With this in mind, the central premise is relatively simple: lying low in Harlem, still bearing his scars from the events of Jessica Jones, Cage (Mike Colter) finds himself drawn into a battle for the streets of Harlem thanks to the collateral damage of mob boss Cottonmouth (Mahershala Ali) and his cousin, scheming politico Mariah Dillard (Alfre Woodard)’s shady dealings landing too close to home to ignore. Before we know it, he’s in full Power Man mode, punching people out and lobbing sofas out of windows for all to see.
Marvel’s Netflix shows have worn their community pride on their jerseys for all to day, but even with this in mind, Luke Cage is unashamedly a far more homespun affair, with the streets of Harlem taking on a whole new life themselves, forming more than just a backdrop for the punch-ups, double-dealings and public-relation battles that characterise the show. This more intimate atmosphere filters down into the show’s themes – in a world of police shootings and Black Lives Matter, Luke Cage is both of the moment and universal, scarily uncanny in its relevance.
Yet more than any other genre, Luke Cage brings its western influences to its fore, giving the form an update in the process. Cage is a sociable Man With No Name taking part in a solo Magnificent Seven – albeit in a world where he is sideswiped by the lack of moral absolutes. For this role, Colter is perfect – likeable and laid back, yet driven by a hunger for social justice, it’s hard to imagine anyone else in the role.

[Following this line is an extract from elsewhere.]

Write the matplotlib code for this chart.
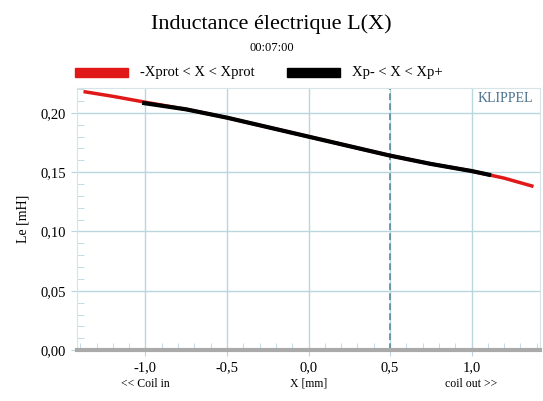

By and large, his supporting cast are similarly committed. Having impressed in a number of film and TV roles, Mahershala Ali’s Cottonmouth is a highlight, wearing his chip on his shoulder for all to see and delivering brutal revenge on anyone who points it out. It’s a performance that should deliver him bigger roles, as is also the case with Woodard. Representing another side of the villainous coin to her on-screen relative, we don’t want to mention too much of her storyline for fears of spoilers, but suffice to say, she’ll get you talking.
Similarly, Simone Missick’s Misty Knight provides a welcome keyhole for us to view the previously unexplored (for Marvel, at least) inner workings of the police force through; Theo Rossi is similarly good value as brooding hitman ‘Shades’, and it’s great to have Rosario Dawson back as Claire Temple, especially when she’s delivering lines like the one knocking back Cage’s attempt to invite her out for ‘coffee’.
It’s only in its ambition that Luke Cage occasionally fumbles. Intent on fleshing out the psychology driving more characters than just Cage, it can feel thinly spread, especially in the final stages. Add in the obtrusively silly final-episode smackdown, and it just serves as a timely reminder that it’s a far better show when it’s embracing its core themes rather than trying to be another superhero show.
Happily, it isn’t just another superhero show; it’s arguably the best one to date.